IRIS - lun, 28/05/2018 - 16:41

Jean-Éric Branaa (https://www.branaa.fr/) est chercheur associé à l’IRIS, spécialiste des États-Unis. Maître de conférences à l’université Paris II Panthéon-Assas, il répond à mes questions à l’occasion de la parution de son dernier ouvrage « 1968, quand l’Amérique gronde », aux éditions Privat.

Pourquoi soutenez-vous le fait que Donald Trump souhaite revenir aux États Unis d’avant 1968 ?

Il nous faut nous rappeler de ce qu’ont été les États-Unis durant les années soixante : le pays n’avait pas encore atteint 200 millions d’habitants, mais 70 millions d’entre eux étaient encore quasiment des adolescents. C’est ce que l’on a appelé la génération du baby-boom, une conséquence du retour des soldats de la guerre, après une très longue absence. Les États-Unis pensaient alors s’appuyer sur cette jeunesse pour doper leur extraordinaire réussite de l’après-guerre.

Car c’était alors un pays non seulement très riche, mais qui connaissait aussi une croissance incroyable. Le pays produisait de plus en plus et s’était lancé à corps perdu dans la société de consommation de masse. On a vu de profonds changements dans la façon de vendre ou d’acheter et certains produits ont porté une symbolique forte. Ainsi, l’automobile, qui a tenu une place très particulière dans cette société. Elle est devenue un objet social, reflet de cette époque : les Américains la voulaient belle pour épater leurs amis et leurs voisins.

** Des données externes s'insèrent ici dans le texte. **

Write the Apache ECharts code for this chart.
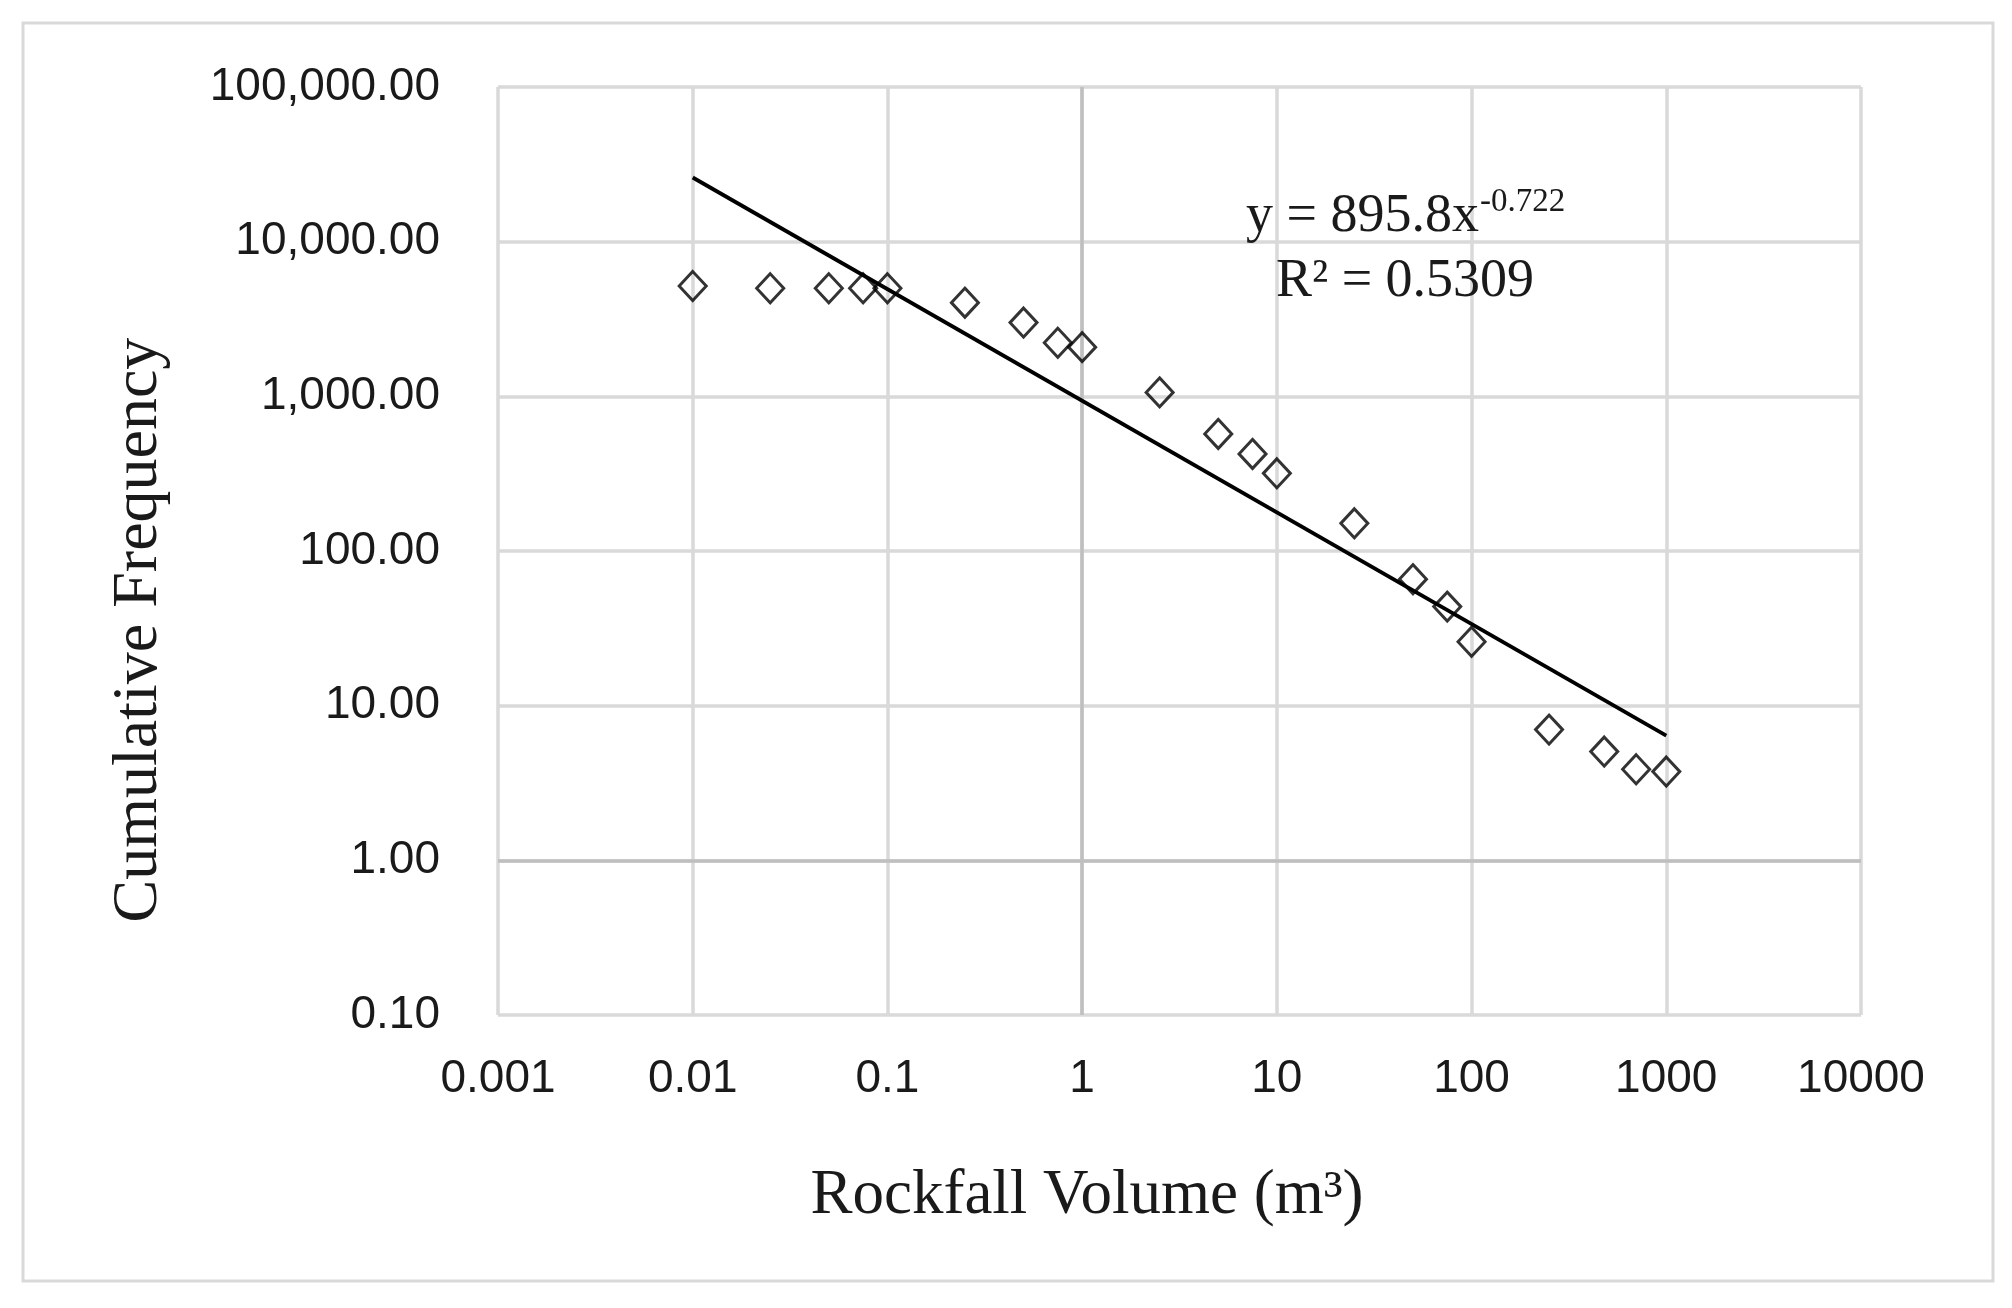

Cette décennie a souvent été décrite comme une société dirigée par l’acte de consommer. Les grandes surfaces se sont développées et multipliées partout, à la sortie des villes, qu’elles soient grandes ou petites, et en particulier le long des highways, ces routes qui traversent tous les États. La télévision a pris une place prépondérante dans la vie de chaque Américain : en 1968, il y avait déjà 56 millions de postes de télévision dans les foyers américains, qui étaient donc équipés à 95%. La télévision a véhiculé une vision très conservatrice de la société. Jusqu’aux années 1970, c’était un privilège d’apparaître à la télévision, plutôt réservé aux Américains caucasiens. Être blanc représentait une normalité qui n’était pas remise en question, quel que soit le type de programme (divertissement, sport, informations ou publicités).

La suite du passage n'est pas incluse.